Thursday, April 12, 2012

Fixing the Debt

Fixing the debt without bleeding government services till they shrivel into nothingness. It can definitely be done, according to this article in Rolling Stone. The writer is Julien Brooks and his take-off point a new book by Simon Johnson and James Kwak, White House Burning: The Founding Fathers, Our National Debt, and Why it Matters to You.

This book, according to the analysis, shoots to hell the standard argument from the Right that out-of-control government spending is responsible for the deficit, and the way to attack it is to slash social programs that benefit the poor and middle class: Medicare and Social Security.

Not at all so: "Out-of-control government is not the cause of the debt (unless you count out-of-control Pentagon spending on two wars); we do not need to act on deficits immediately, although the long-term debt is a genuine problem that needs to be addressed; and the way to get our fiscal house in order is not to slash spending on programs that benefit poor and middle-class Americans. . . . White House Burning, . . . doesn't soft-pedal the dangers of running up big deficits indefinitely, but it makes a powerful case that we can get the debt under control in a way that strengthens, rather than rolls back, essential government programs like Social Security and Medicare."

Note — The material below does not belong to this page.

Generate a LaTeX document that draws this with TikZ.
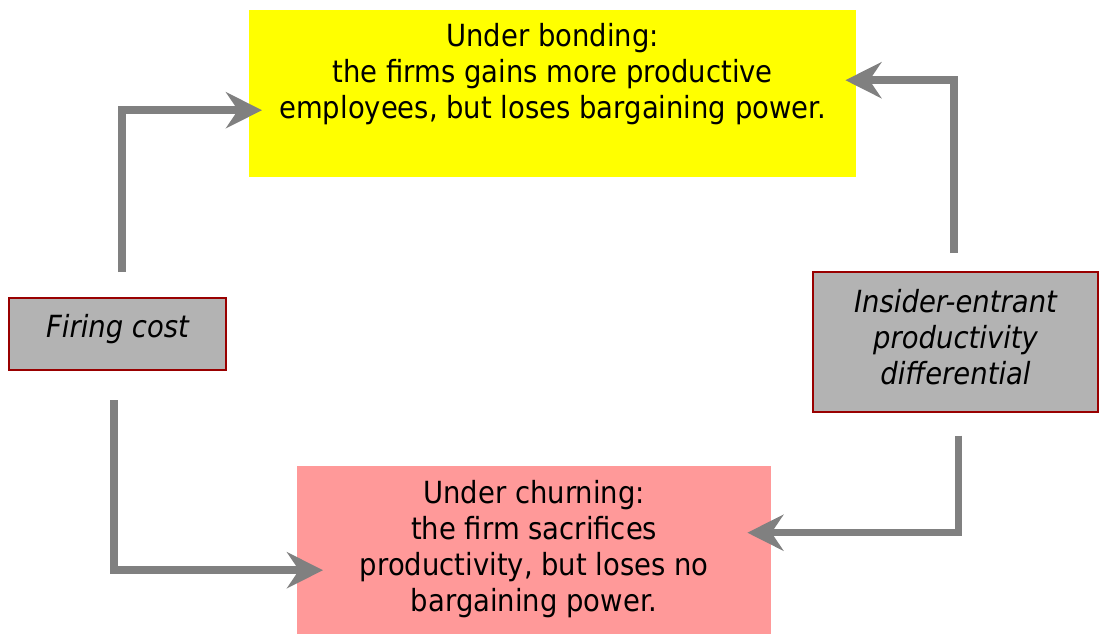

Okay. How? Here's what Simon Johnson, former chief economist for the IMF and one of book's authors says:
Don’t extend the Bush tax cuts that expire at the end of this year. Increase the payroll tax to help fund Social Security. If you do that, you can achieve up to half of the fiscal adjustment that’s needed by 2030. Now, you may not want to do it all in one go because of where the economy is in terms of recovery, but the president should come back to Congress early in 2013 with a proposed temporary payroll tax cut, and link that to employment; if the economy recovers, payroll tax would go up, but only if the economy recovers.
In addition, you would reduce or eliminate certain tax expenditures – lower the mortgage interest deduction tax; phase out the employer health plan exclusion, a tax credit for businesses for providing health insurance (this makes us unpopular with the left, because unions like this break, but you can do that in a way that protects relatively poor people). Put a higher premium on Medicare Part B and increase the Medicare payroll tax. Increase the maximum capital gains and dividends tax rate; introduce a carbon tax, but rebate half of the proceeds. Charge “too-big-to-fail” banking institutions for anticipated rescue costs. Eliminate some of the tax expenditures that businesses get. Reduce spending on Fannie Mae and Freddie Mac, and on farm subsidies. . . .
The program in the book is not a massive government expansion. The argument is, let’s defend social insurance programs, and let’s keep the good role of the government roughly speaking as it is, and put its funding on a more sustainable basis. We can absolutely afford it.
Makes all kinds of sense to me . . . and there's no mention of slashing the obscene Pentagon budget, which would help a great deal more. But jack rabbit in the talons of a hawk has more of chance at life than these proposals do with the Republican party.